KENNY ORTEGA: You know how rumors followed Michael… like a bad shadow and it wasn’t something that he could escape. But the phones started ringing in our pockets the night we were finishing up rehearsals for the London shows. It was so vague that most of us had become so used to the crazy rumors that we wanted to believe the news of Michael’s death as just another story. A short time after, we discovered he died. And to this day it’s still difficult for me to explain what that felt like. I lost my balance. I couldn’t walk. I had to be helped to another room. I remember the place was spinning and feeling that the floor had fallen out. The only thing I could see as I walked around was this level of sorrow. It was a dark day.

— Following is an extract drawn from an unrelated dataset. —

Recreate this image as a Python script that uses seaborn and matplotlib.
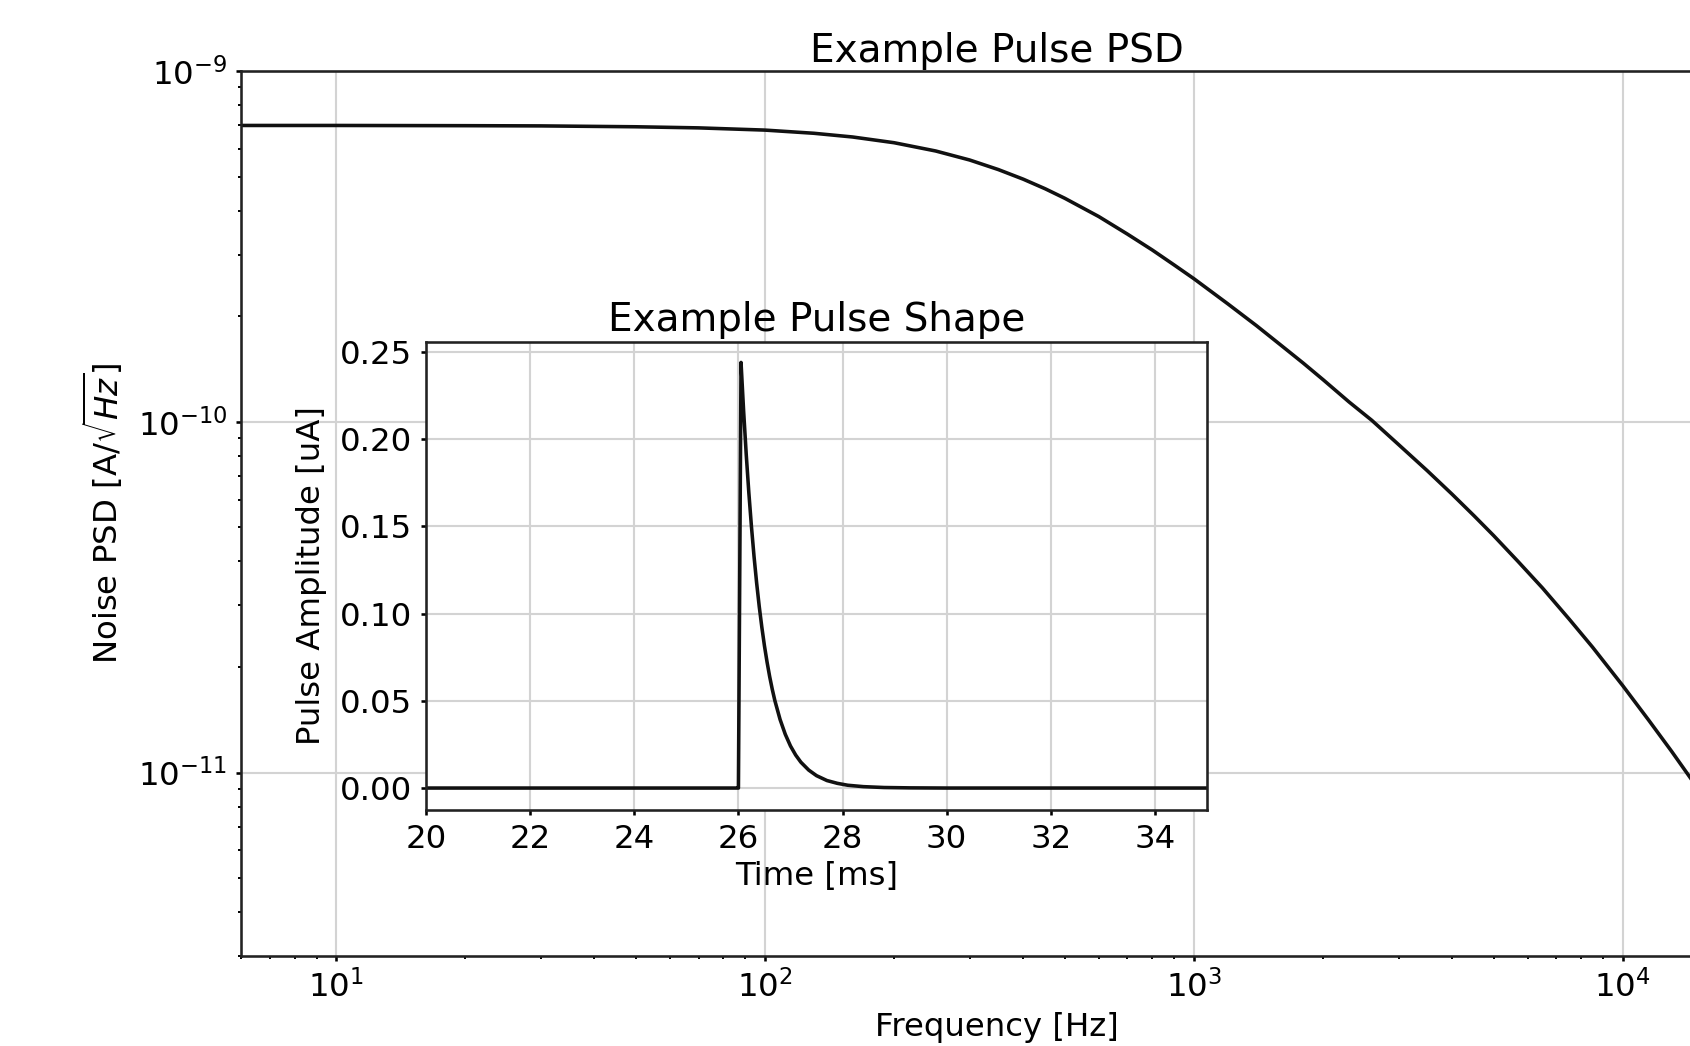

TRAVIS PAYNE: I told Kenny after Michael died, “We’re not done. We can’t be finished.” Not only would Michael’s message get out there as he wanted it, people would get to see him creating the very show he was going to perform. He actually reached more fans than he would have with the concerts with [the This Is It] movie. So that made me very happy. But there’s not a day I don’t think about Michael.
CYNTHIA HORNER: One of the reasons why we still care about Michael and Prince is because we will never know everything we want to know about them. They both understood the power of mystique. They realized that was part of their power they had with their fans. And it’s always going to be that way because there will never be another like those two. When people talk about someone is the next Michael and Prince, I just laugh.
WILL.I.AM: You think the really big people are going to be assholes. And those artists are really not even that big. Then you meet real big artists like Michael and Prince and you are like, “Damn, these guys don’t act like the asshole I just met last week.” The reason why the assholes act like that is because they aren’t really that big. Michael and Prince are as big as you can get.